The death toll from Cyclone Kenneth has reached 38 after the second tropical storm to hit Mozambique in a matter of weeks brought sweepings rains, heavy flooding and destruction.
The UN Secretary General Antonio Guterres – in a statement – called on the international community for additional resources that are critical for the response to the both cyclones in the immediate, medium and longer term.
Rising floodwaters, roads submerged and people trapped in their homes awaiting rescue. Kenneth – bringing winds of well over 200km per hour, collapsing homes and displacing thousands as the government struggles to cope with the immediate humanitarian response.
Secretary General’s Spokesperson Stephane Dujarric says: “At least 5 fatalities have been reported in Mozambique and more than 18 000 people have been displaced and are sheltering in accommodation centres as a result of Cyclone Kenneth which made landfall in the country late last week.
Dujarric says “At least 3380 houses have been destroyed, schools and health facilities have also been damaged – that’s according to our humanitarian colleagues. In the Comoros more than 41-thousand people have been affected while 4 people lost their lives and 182 suffered injuries related to the Cyclone.”
Of additional concern is that Cyclone Kenneth appeared in a region that just six weeks earlier was devastated by the sheer strength and breadth of Cyclone Idai with the southern African nations of Mozambique, Zimbabwe and Malawi – some of the poorest countries in the world, – the hardest hit.
Weather forecasts indicate further rains can be expected, with deadly mudslides already experienced in the Pemba region, further complicating recovery efforts.
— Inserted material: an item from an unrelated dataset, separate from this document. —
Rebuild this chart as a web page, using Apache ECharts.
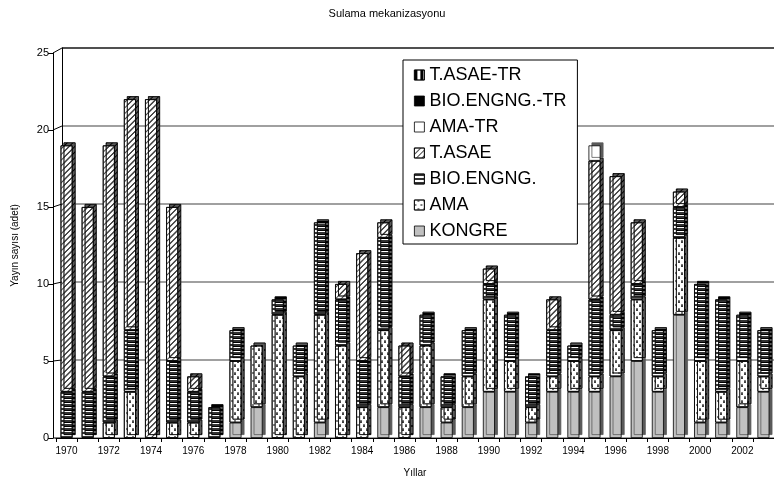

“The UN and our partners are continuing to support the government led humanitarian response to both Kenneth and Cyclone Idai. And as you have seen in a statement yesterday, the SG extended his condolences and solidarity to the families of the victims and the government and people of Mozambique and the Comoros,” adds Dujarric.
The UN’s humanitarian chief Mark Lowcock earlier released 13 million dollars from the organisation’s Central Emergency Response Fund to provide life-saving food, shelter, water and sanitation assistance in Mozambique and the Comoros.
Initial reports point to extensive damage with several roads cut off and villages flooded as Deborah Nguyen of the World Food Programme explains, “We are very concerned because the water levels keep rising. It keeps raining since yesterday, and a lot of people have been displaced from their homes because we have more than 3,000 houses that have been destroyed.
“So, according to the government we have 700,000 people who are at risk after the cyclone, and 200,000 people who are very high risk. So we are gearing up our emergency operation to make sure that we can bring the food and aid that people need,” adds Nguyen.
Cyclone Kenneth marks the first time two cyclones have made landfall in Mozambique during the same season, further stressing the Government’s limited resources.
Malawi and Zimbabwe are also expected to experience continued heavy rains caused by severe weather activity in the region.